Buhari is instituting and driving the
change, it is the change that will get Nigeria to her feet again, he is
curbing corruption, plugging the loopholes, it is no longer business as
usual, people are made to return stolen funds, EFCC has woken up and
those who thought they could not be touched are now going to court in
handcuffs, the Nigerian Customs are now generating more money and
becoming accountable. We cannot totally wipe out corruption but it will
be greatly reduced because people are starting to fear the consequences
of their actions and they know they can’t continue to steal with
impunity.
These are the change we voted for and if
it continues this way we will build a better Nigeria and reach our goal,
the goal still remains the goal, but CHANGE the process which we will
achieve it. Buhari will obviously make mistakes, but with his integrity
we will keep to the course.
People are not happy because during
Jonathans time there was so much money in circulation and most people
spent like there was no tomorrow, the political economic decisions are
those that are popular among the people, but what they don’t see is that
it is a short solution to a long term economic consequences.

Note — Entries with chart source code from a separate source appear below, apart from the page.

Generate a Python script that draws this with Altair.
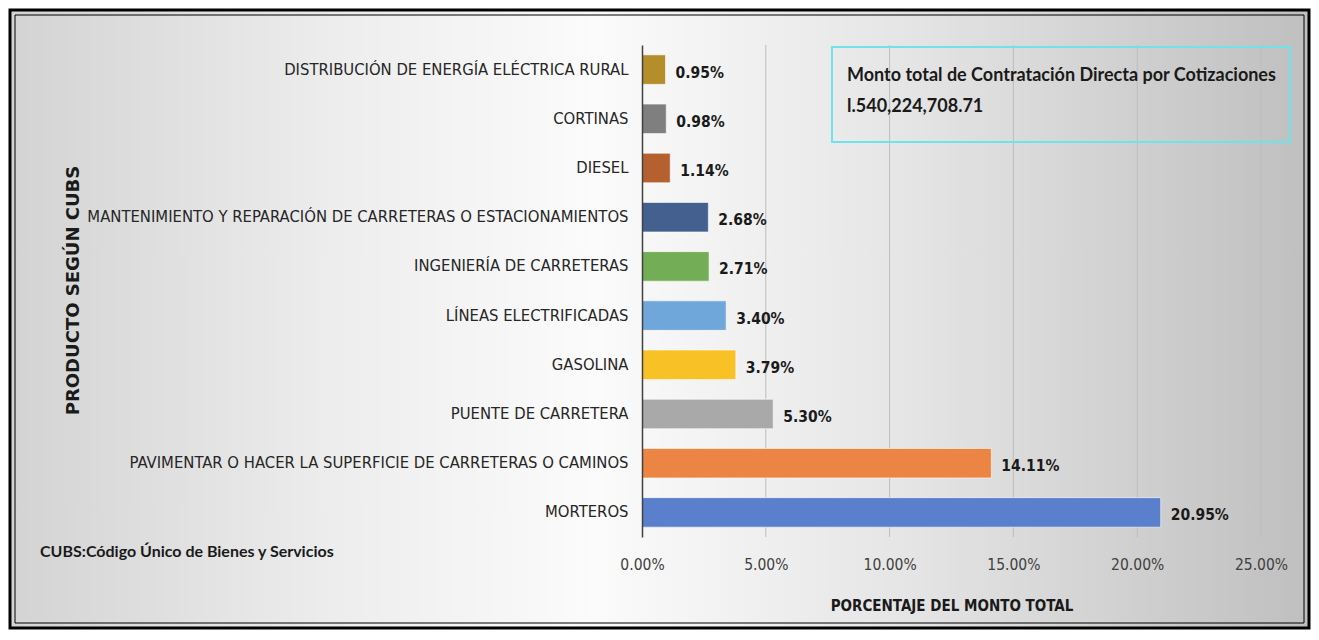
import altair as alt

# ---------------- data ----------------
categories = [
    "DISTRIBUCIÓN DE ENERGÍA ELÉCTRICA RURAL",
    "CORTINAS",
    "DIESEL",
    "MANTENIMIENTO Y REPARACIÓN DE CARRETERAS O ESTACIONAMIENTOS",
    "INGENIERÍA DE CARRETERAS",
    "LÍNEAS ELECTRIFICADAS",
    "GASOLINA",
    "PUENTE DE CARRETERA",
    "PAVIMENTAR O HACER LA SUPERFICIE DE CARRETERAS O CAMINOS",
    "MORTEROS",
]
percentages = [0.95, 0.98, 1.14, 2.68, 2.71, 3.40, 3.79, 5.30, 14.11, 20.95]
bar_colors = ["#b58e2c", "#7f7f7f", "#b4602f", "#43608f", "#73ad55",
              "#70a7da", "#f8c125", "#a9a9a9", "#ec8444", "#5a7fcc"]
x_ticks = [0, 5, 10, 15, 20, 25]
grid_values = [5, 10, 15, 20, 25]

y_title = "PRODUCTO SEGÚN CUBS"
x_title = "PORCENTAJE DEL MONTO TOTAL"
note_text = "CUBS:Código Único de Bienes y Servicios"
box_lines = ["Monto total de Contratación Directa por Cotizaciones",
             "l.540,224,708.71"]

# ---------------- layout / style ----------------
W, H = 619, 492
L, R, T, B = -632, 667, -35, 583
NARROW = "DejaVu Sans Condensed, sans-serif"
BOLDF = "Lato, Open Sans, sans-serif"

rows = [{"cat": c, "pct": p} for c, p in zip(categories, percentages)]
one = alt.Data(values=[{}])

x_axis = alt.Axis(
    values=x_ticks, labelExpr="format(datum.value, '.2f') + '%'",
    grid=False, domain=False, ticks=False, labelFlush=False,
    labelFont=NARROW, labelFontSize=15.5, labelColor="#404040", labelPadding=20,
    title=x_title, titleFont=NARROW, titleFontSize=15, titleFontWeight="bold",
    titleColor="#1a1a1a", titleY=68, titleBaseline="middle", zindex=1,
)
x_scale = alt.Scale(domain=[0, 25], nice=False)

bg = alt.Chart(one).mark_rect(
    fill={"gradient": "linear", "x1": 0, "y1": 0, "x2": 1, "y2": 0,
          "stops": [{"offset": 0, "color": "#d3d3d3"},
                    {"offset": 0.25, "color": "#ededed"},
                    {"offset": 0.45, "color": "#fbfbfb"},
                    {"offset": 0.7, "color": "#e4e4e4"},
                    {"offset": 1, "color": "#bfbfbf"}]},
    stroke="#000000", strokeWidth=3,
).encode(x=alt.value(L), x2=alt.value(R), y=alt.value(T), y2=alt.value(B))

inner = alt.Chart(one).mark_rect(
    fill="transparent", stroke="#000000", strokeWidth=1,
).encode(x=alt.value(L + 5), x2=alt.value(R - 5),
         y=alt.value(T + 5), y2=alt.value(B - 5))

grid = alt.Chart(alt.Data(values=[{"pct": v} for v in grid_values])).mark_rule(
    color="#bdbdbd", strokeWidth=1,
).encode(x=alt.X("pct:Q", scale=x_scale, axis=x_axis),
         y=alt.value(0), y2=alt.value(H))

base = alt.Chart(alt.Data(values=rows))

y_enc = alt.Y(
    "cat:N", sort=categories,
    scale=alt.Scale(paddingInner=0.4, paddingOuter=0.2),
    axis=alt.Axis(
        ticks=False, domain=True, domainColor="#404040", domainWidth=1.5,
        labelFont=NARROW, labelFontSize=16.5, labelColor="#262626",
        labelPadding=14, labelLimit=800,
        title=y_title, titleFont="DejaVu Sans, sans-serif", titleFontSize=18,
        titleFontWeight="bold", titleColor="#1a1a1a",
        titleX=-569, titleY=245, titleAngle=270, titleAlign="center",
        titleBaseline="middle", zindex=1,
    ),
)

bars = base.mark_bar(stroke="#ffffff", strokeOpacity=0.6, strokeWidth=1).encode(
    x=alt.X("pct:Q", scale=x_scale, axis=x_axis),
    y=y_enc,
    color=alt.Color("cat:N", scale=alt.Scale(domain=categories, range=bar_colors),
                    legend=None),
)

labels = base.transform_calculate(
    lab="format(datum.pct, '.2f') + '%'"
).mark_text(
    align="left", baseline="middle", dx=10, dy=3,
    font=NARROW, fontSize=15.5, fontWeight="bold", color="#1a1a1a",
).encode(x=alt.X("pct:Q", scale=x_scale, axis=x_axis), y=y_enc, text="lab:N")

box = alt.Chart(one).mark_rect(
    fill="transparent", stroke="#6ee3ec", strokeWidth=2,
).encode(x=alt.value(190), x2=alt.value(648), y=alt.value(2), y2=alt.value(97))

box_t1 = alt.Chart(one).mark_text(
    text=box_lines[0], align="left", baseline="middle",
    font=BOLDF, fontSize=18, fontWeight="bold", color="#1a1a1a",
).encode(x=alt.value(205), y=alt.value(31))

box_t2 = alt.Chart(one).mark_text(
    text=box_lines[1], align="left", baseline="middle",
    font=BOLDF, fontSize=18, fontWeight="bold", color="#1a1a1a",
).encode(x=alt.value(205), y=alt.value(62))

note = alt.Chart(one).mark_text(
    text=note_text, align="left", baseline="middle",
    font=BOLDF, fontSize=16, fontWeight="bold", color="#1a1a1a",
).encode(x=alt.value(-602), y=alt.value(507))

chart = alt.layer(bg, inner, grid, bars, labels, box, box_t1, box_t2, note).properties(
    width=W, height=H, padding=0,
).configure_view(stroke=None).configure(background="#ffffff")

chart.save("out.html", embed_options={"renderer": "svg", "actions": False})
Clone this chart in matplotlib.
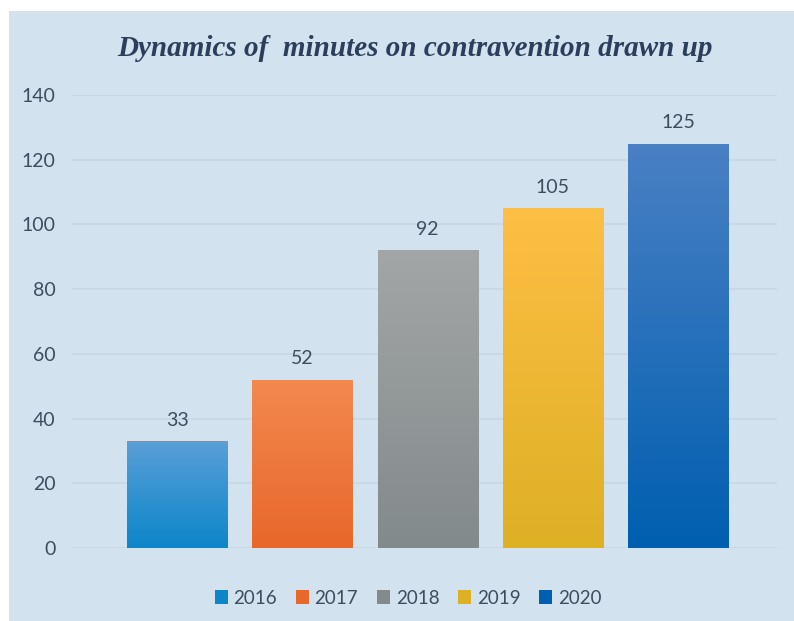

Nigerians and the Chinese became the
highest purchasers of private jets in the world, while that of China
could be explained economically, we could not explain the rationale
behind that of Nigeria, but we are all suffering the consequences today,
what seem good to the people at that time was a future economic
disaster.
“Nothing in all the world is more dangerous than sincere ignorance”…………Martin Luther King Jr.